TITLE: Extracting Meaningful Statistics for the Characterization and Classification of Biological, Medical, and Financial Data
ABSTRACT:
This thesis is focused on extracting meaningful statistics for the characterization and classification of biological, medical, and financial data and contains four chapters. The first chapter contains theoretical background on scaling and wavelets, which supports the work in chapters two and three.
In the second chapter, we outline a methodology for representing sequences of DNA nucleotides as numeric matrices in order to analytically investigate important structural characteristics of DNA. This methodology involves assigning unit vectors to nucleotides, placing the vectors into columns of a matrix, and accumulating across the rows of this matrix. Transcribing the DNA in this way allows us to compute the 2-D wavelet transformation and assess regularity characteristics of the sequence via the slope of the wavelet spectra.
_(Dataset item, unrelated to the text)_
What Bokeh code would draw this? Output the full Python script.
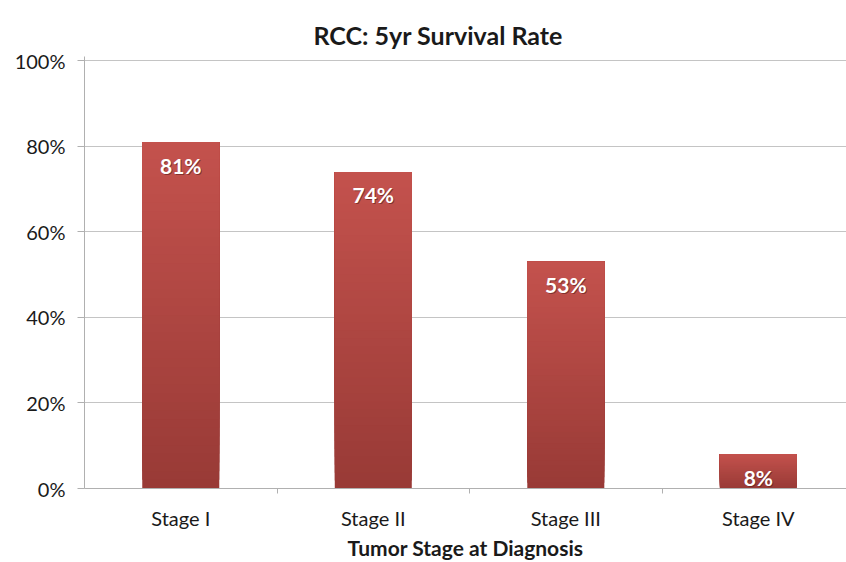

In addition to computing a global slope measure for a sequence, we can apply our methodology for overlapping sections of nucleotides to obtain an evolutionary slope.
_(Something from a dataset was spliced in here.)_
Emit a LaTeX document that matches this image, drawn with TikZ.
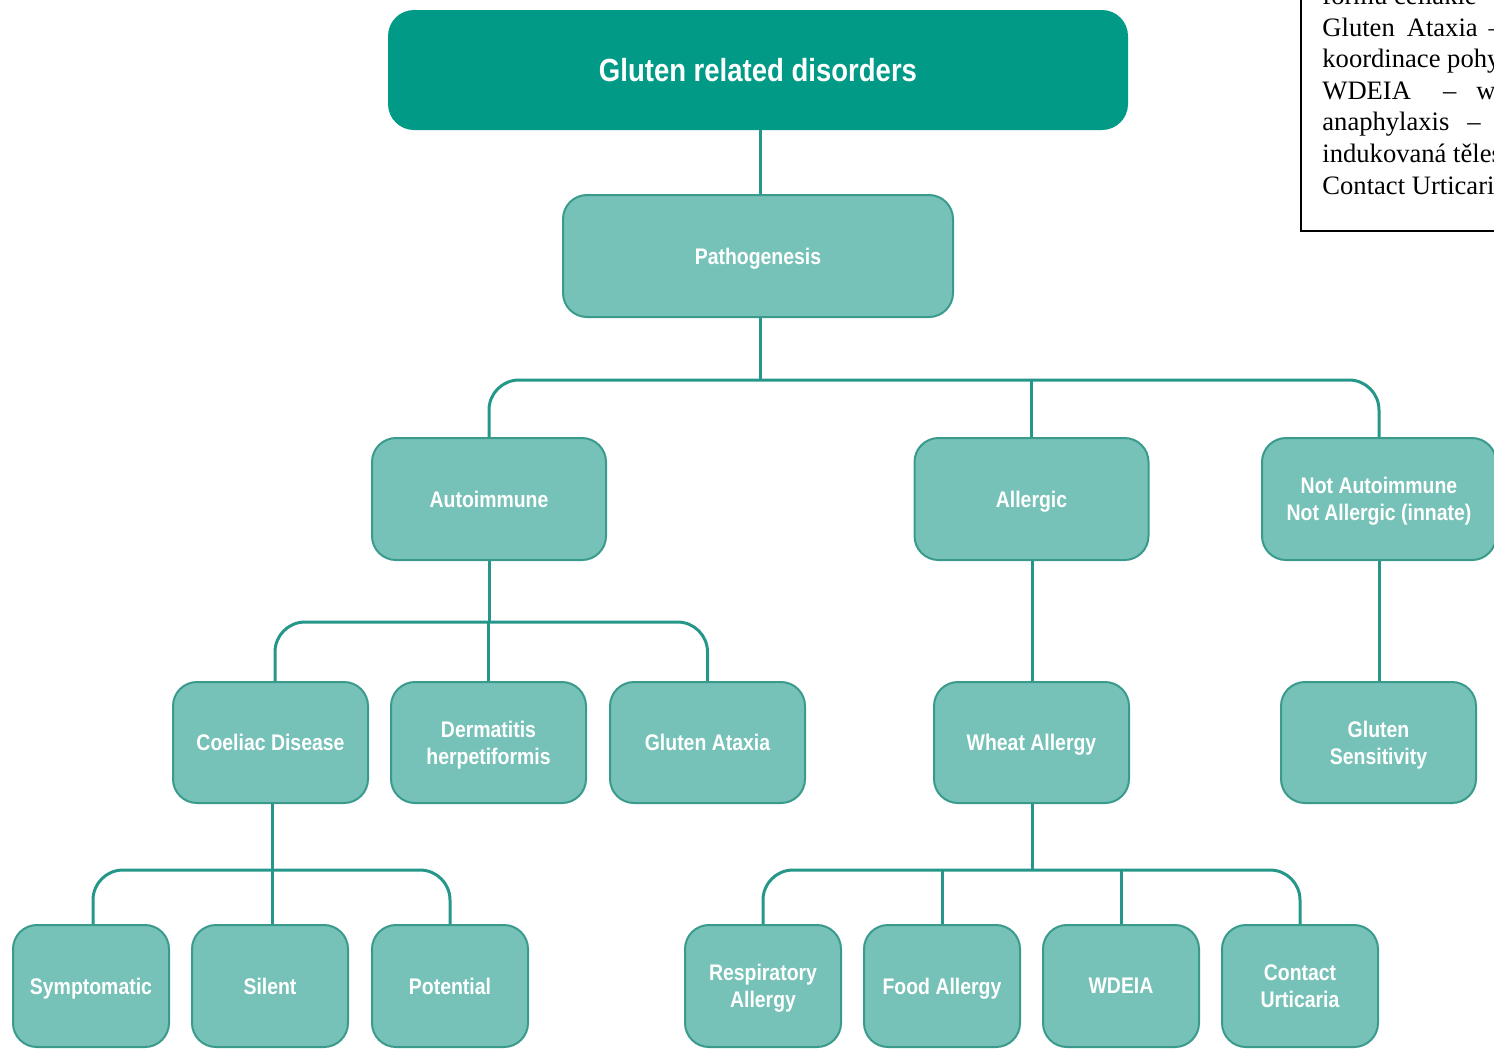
\documentclass[tikz,border=0pt]{standalone}
\usepackage{fontspec}
\setmainfont{Liberation Serif}
\newfontfamily\boxfont{Liberation Sans}[FakeStretch=0.86]
\definecolor{headteal}{HTML}{009A87}
\definecolor{boxfill}{HTML}{76C2B8}
\definecolor{boxedge}{HTML}{3A9B8D}
\definecolor{linkteal}{HTML}{25978A}
\begin{document}
\begin{tikzpicture}[x=0.5pt,y=-0.5pt,
  cat/.style={draw=boxedge, line width=1pt, fill=boxfill, rounded corners=12pt,
    text=white, align=center, inner sep=0pt, text depth=0pt,
    font=\boxfont\bfseries\fontsize{11.3}{13.5}\selectfont},
  headbox/.style={fill=headteal, rounded corners=13pt, text=white, inner sep=0pt,
    minimum width=370pt, minimum height=60pt,
    font=\boxfont\bfseries\fontsize{16}{19}\selectfont},
  widebox/.style={cat, minimum width=117pt, minimum height=61pt},
  midbox/.style={cat, minimum width=97.5pt, minimum height=60.5pt},
  leafbox/.style={cat, minimum width=78pt, minimum height=61pt},
  link/.style={draw=linkteal, line width=1.5pt},
  bus/.style={link, rounded corners=15pt},
  noteline/.style={anchor=base west, inner sep=0pt, font=\fontsize{13.3}{15.3}\selectfont}]
\useasboundingbox (0,0) rectangle (1494,1056);
\begin{scope}
\clip (0,0) rectangle (1494,1056);

% bus levels
\coordinate (busA) at (760,380);
\coordinate (busB) at (489,622);
\coordinate (busC) at (272,870);
\coordinate (busD) at (1032,870);

% nodes
\node[headbox] (root) at (758,70) {Gluten related disorders};
\node[cat, minimum width=195pt, minimum height=61pt] (patho) at (758,256) {Pathogenesis};

\node[widebox] (auto) at (489,499) {Autoimmune};
\node[widebox] (allergic) at (1031.5,499) {Allergic};
\node[widebox] (innate) at (1379,499) {Not Autoimmune\\Not Allergic (innate)};

\node[midbox] (coeliac) at (270.5,742.5) {Coeliac Disease};
\node[midbox] (derm) at (488.5,742.5) {Dermatitis\\herpetiformis};
\node[midbox] (ataxia) at (707.5,742.5) {Gluten Ataxia};
\node[midbox] (wheat) at (1031.5,742.5) {Wheat Allergy};
\node[midbox] (sens) at (1378.5,742.5) {Gluten\\Sensitivity};

\node[leafbox] (sympt) at (91,986) {Symptomatic};
\node[leafbox] (silent) at (270,986) {Silent};
\node[leafbox] (potential) at (450,986) {Potential};
\node[leafbox] (resp) at (763,986) {Respiratory\\Allergy};
\node[leafbox] (food) at (942,986) {Food Allergy};
\node[leafbox] (wdeia) at (1121,986) {WDEIA};
\node[leafbox] (contact) at (1300,986) {Contact\\Urticaria};

% connectors
\draw[link] (root.south -| busA) -- (patho.north -| busA);
\draw[link] (patho.south -| busA) -- (busA);
\draw[bus] (auto.north) |- (busA) -| (innate.north);
\draw[link] (allergic.north) -- (allergic.north |- busA);

\draw[link] (auto.south) -- (busB);
\draw[bus] (coeliac.north -| 275,0) |- (busB) -| (ataxia.north);
\draw[link] (derm.north) -- (derm.north |- busB);

\draw[link] (coeliac.south -| busC) -- (busC);
\draw[bus] (sympt.north -| 93,0) |- (busC) -| (potential.north);
\draw[link] (silent.north -| busC) -- (busC);

\draw[link] (allergic.south -| busD) -- (wheat.north -| busD);
\draw[link] (innate.south) -- (sens.north -| innate.south);
\draw[link] (wheat.south -| busD) -- (busD);
\draw[bus] (resp.north) |- (busD) -| (contact.north);
\draw[link] (food.north) -- (food.north |- busD);
\draw[link] (wdeia.north) -- (wdeia.north |- busD);

% explanatory note, cut at the page edge
\draw[line width=1pt] (1301,-10) -- (1301,231) -- (1510,231);
\node[noteline] (n1) at (1322,4.4) {formu celiakie};
\node[noteline] (n2) at (1322,36) {Gluten\hspace{6pt}Ataxia\hspace{5.5pt}–};
\node[noteline] (n3) at (1322,67.6) {koordinace pohyb};
\node[noteline] (n4) at (1322,99.2) {WDEIA\hspace{16pt}–\hspace{10pt}wh};
\node[noteline] (n5) at (1322,130.8) {anaphylaxis\hspace{9pt}–};
\node[noteline] (n6) at (1322,162.4) {indukovaná těles};
\node[noteline] (n7) at (1322,194) {Contact Urticari};
\end{scope}
\end{tikzpicture}
\end{document}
In the third chapter, we describe various ways wavelet-based scaling may be used for cancer diagnostics. There were nearly half of a million new cases of ovarian, breast, and lung cancer in the United States last year. Breast and lung cancer have highest prevalence, while ovarian cancer has the lowest survival rate of the three. Early detection is critical for all of these diseases, but substantial obstacles to early detection exist in each case. In this work, we use wavelet-based scaling on metabolic data and radiography images in order to produce meaningful features to be used in classifying cases and controls. Computer-aided detection (CAD) algorithms for detecting lung and breast cancer often focus on select features in an image and make a priori assumptions about the nature of a nodule or a mass. In contrast, our approach to analyzing breast and lung images captures information contained in the background tissue of images as well as information about specific featu res and makes no such a priori assumptions.
In the fourth chapter, we investigate the value of social media data in building commercial default and activity credit models. We use random forest modeling, which has been shown in many instances to achieve better predictive accuracy than logistic regression in modeling credit data. This result is of interest, as some entities are beginning to build credit scores based on this type of publicly available online data alone. Our work has shown that the addition of social media data does not provide any improvement in model accuracy over the bureau only models. However, the social media data on its own does have some limited predictive power.